**TASK DIRECTIONS**
Identify the lines that contain the string "matplotlib" and copy all of them.

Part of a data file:
━━━━

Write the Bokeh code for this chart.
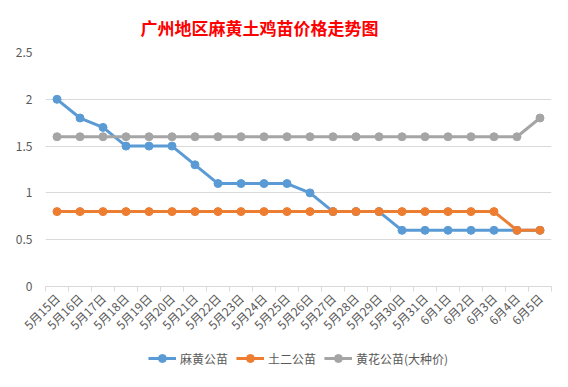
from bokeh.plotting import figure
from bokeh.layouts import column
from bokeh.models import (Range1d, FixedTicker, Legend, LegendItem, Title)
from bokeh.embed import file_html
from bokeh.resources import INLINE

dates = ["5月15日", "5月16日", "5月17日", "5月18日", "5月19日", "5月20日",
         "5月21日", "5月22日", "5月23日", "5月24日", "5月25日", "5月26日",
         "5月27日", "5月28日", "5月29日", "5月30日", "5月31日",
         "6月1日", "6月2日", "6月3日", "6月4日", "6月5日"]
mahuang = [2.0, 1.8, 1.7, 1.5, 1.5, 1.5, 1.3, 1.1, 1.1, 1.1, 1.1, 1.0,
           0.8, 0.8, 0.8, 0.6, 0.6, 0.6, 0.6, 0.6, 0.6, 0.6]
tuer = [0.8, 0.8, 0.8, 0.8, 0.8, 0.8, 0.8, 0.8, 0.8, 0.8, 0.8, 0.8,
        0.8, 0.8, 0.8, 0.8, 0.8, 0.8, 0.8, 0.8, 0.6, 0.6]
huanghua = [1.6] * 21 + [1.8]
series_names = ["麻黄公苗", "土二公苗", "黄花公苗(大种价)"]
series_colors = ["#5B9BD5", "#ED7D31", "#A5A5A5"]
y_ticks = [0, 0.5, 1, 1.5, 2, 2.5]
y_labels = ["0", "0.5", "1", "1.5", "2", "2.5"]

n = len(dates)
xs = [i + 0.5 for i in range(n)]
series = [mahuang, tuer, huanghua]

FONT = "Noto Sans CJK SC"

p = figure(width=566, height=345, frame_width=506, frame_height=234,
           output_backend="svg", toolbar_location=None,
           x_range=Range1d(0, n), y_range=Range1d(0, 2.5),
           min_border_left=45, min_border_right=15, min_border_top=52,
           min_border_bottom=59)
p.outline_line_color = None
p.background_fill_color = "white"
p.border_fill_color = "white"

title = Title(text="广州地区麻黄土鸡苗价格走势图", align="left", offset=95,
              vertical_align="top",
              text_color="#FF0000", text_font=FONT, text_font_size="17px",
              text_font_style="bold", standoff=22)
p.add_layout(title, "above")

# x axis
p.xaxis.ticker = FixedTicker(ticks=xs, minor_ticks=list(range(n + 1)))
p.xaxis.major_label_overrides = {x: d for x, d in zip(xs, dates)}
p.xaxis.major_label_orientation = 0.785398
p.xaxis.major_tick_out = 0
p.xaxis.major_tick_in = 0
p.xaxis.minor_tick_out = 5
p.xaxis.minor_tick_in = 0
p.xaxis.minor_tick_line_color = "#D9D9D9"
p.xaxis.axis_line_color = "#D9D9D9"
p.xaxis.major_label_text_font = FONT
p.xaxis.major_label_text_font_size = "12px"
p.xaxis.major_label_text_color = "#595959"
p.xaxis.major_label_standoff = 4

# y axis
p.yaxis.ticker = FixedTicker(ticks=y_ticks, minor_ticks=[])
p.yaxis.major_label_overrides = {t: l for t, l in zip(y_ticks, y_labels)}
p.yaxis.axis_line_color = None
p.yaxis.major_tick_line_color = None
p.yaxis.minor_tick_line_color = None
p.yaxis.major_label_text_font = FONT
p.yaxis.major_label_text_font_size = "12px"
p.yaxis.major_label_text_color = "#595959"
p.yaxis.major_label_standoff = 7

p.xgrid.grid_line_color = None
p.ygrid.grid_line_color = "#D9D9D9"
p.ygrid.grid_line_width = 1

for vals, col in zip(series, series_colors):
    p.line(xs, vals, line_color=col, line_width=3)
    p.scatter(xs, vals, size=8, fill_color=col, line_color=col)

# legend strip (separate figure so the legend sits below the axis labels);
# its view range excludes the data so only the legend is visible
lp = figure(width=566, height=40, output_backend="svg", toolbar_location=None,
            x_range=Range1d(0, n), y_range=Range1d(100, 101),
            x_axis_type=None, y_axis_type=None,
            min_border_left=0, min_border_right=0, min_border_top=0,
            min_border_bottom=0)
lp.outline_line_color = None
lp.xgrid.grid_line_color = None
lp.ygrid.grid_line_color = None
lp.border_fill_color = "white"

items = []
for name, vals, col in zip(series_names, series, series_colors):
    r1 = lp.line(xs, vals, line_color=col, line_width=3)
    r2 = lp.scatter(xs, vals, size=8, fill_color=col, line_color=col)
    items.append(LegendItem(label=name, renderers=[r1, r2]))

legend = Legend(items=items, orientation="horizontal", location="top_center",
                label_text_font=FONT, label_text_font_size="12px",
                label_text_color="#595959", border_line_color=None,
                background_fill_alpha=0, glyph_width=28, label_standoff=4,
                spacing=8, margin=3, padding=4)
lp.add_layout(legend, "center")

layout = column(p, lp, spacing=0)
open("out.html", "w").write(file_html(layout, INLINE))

━━━━

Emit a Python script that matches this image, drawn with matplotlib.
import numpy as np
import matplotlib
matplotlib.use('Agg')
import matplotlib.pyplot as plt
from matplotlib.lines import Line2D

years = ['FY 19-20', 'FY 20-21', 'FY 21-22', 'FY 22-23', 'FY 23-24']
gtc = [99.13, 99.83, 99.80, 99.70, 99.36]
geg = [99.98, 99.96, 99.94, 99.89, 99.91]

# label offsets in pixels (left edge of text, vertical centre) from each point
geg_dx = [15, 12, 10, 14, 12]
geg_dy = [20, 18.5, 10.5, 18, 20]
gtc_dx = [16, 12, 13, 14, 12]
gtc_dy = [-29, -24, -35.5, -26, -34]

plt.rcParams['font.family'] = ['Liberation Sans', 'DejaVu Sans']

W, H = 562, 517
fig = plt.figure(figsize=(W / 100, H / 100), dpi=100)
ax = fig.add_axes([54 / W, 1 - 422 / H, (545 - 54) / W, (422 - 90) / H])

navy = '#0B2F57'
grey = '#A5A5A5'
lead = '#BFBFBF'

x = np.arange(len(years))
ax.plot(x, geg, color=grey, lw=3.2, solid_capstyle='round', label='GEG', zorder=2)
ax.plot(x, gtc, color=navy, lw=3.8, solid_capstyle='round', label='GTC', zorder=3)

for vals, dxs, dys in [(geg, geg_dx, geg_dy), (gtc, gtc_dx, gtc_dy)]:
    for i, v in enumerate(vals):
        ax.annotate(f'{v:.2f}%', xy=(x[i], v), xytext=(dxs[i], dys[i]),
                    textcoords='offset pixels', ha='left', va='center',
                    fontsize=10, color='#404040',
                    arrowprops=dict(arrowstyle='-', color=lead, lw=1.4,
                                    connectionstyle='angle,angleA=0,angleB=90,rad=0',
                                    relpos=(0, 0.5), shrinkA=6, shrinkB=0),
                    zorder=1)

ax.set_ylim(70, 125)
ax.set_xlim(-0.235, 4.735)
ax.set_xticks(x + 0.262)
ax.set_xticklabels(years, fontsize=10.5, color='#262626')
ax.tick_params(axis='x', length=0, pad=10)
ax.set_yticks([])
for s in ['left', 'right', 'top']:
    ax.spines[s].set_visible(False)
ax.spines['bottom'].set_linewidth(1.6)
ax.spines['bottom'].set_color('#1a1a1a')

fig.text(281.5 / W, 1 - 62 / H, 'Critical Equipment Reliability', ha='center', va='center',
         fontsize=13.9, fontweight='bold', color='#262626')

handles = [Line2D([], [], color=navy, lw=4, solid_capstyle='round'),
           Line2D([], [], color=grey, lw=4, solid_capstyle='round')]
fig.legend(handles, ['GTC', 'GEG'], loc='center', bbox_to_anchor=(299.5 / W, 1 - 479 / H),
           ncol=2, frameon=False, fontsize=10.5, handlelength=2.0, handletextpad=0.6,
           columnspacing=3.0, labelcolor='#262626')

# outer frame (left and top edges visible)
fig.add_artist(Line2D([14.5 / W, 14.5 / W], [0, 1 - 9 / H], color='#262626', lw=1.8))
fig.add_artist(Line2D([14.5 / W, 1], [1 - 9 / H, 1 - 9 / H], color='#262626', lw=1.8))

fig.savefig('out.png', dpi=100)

━━━━

**PROBLEM SOLUTION**
Emit a Python script that matches this image, drawn with matplotlib.
import matplotlib
matplotlib.use('Agg')
import matplotlib.pyplot as plt
from matplotlib.lines import Line2D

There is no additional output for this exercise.